I have a bunch of values, some that are given by an end user input and some that are calculated based on that input. The way that the values are calculated are input by a different group of users of the software. My goal is to give the second group of users feedback that their input can always be solved.
Now to the actual CS problem:
Assume I have a dependency graph. Each of the nodes may either have a simple static value or a value that is calculated via some static values or by using values saved in other nodes (so no global state that can change). In this case, an acyclic graph means that in can always be solved while cycles mean it cannot be solved uniquely¹.
However, some of these nodes (let's call them conditional nodes) only require some of the dependencies depending on some condition. For example:
A --> B;
A --> C;
A --> D;
C --> A;
C --> D;
This dependency graph does have a cycle with A & C:
However, if A and C now have the following calculated values:
A: if B > 3 then C else D
C: if B < 1 then A else D
In this case, this set of values can always be uniquely solved:
| B | A | C |
|---|---|---|
| B > 3 | C = D | D |
| 1 <= B <= 3 | D | D |
| B < 1 | D | A = D |
I would now need a generic way to guarantee that the set of calculations can always be solved regardless of the actual "static" values input.
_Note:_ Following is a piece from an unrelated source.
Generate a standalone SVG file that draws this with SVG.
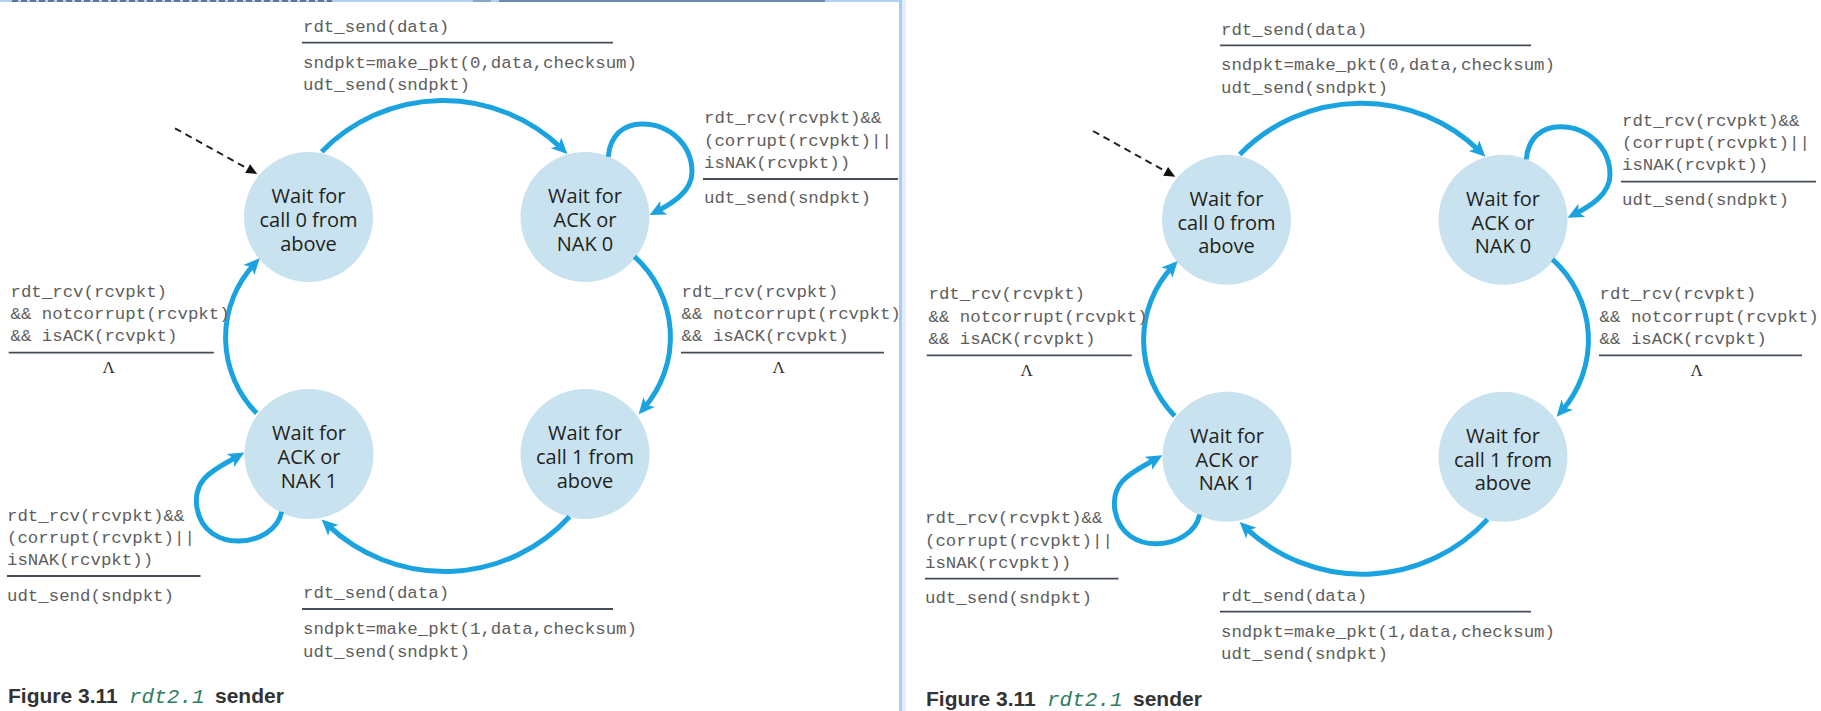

Is there an algorithm that would cover this problem?
While I originally started with a simple dependency graph, introducing these conditionals reminded me more of logic based programming languages and made me think of searching for algorithms within constraint logic programming. But this was the first time of me dabbling in that area and I've quite frankly not found a fitting algorithm as all of them seem to test specific input rather than validate for arbitrary input.
I'm also still very much in the conceptual & prototyping phase of the project so don't feel forced to use a dependency graph as underlying structure if it's unsuitable.
¹ For example A = B + 2. B = A - 2 can be solved in infinite ways, but I need exactly one unambiguous solution ignoring known mathematical problems like dividing by zero or limitations of modern computing like floating point arithmetic.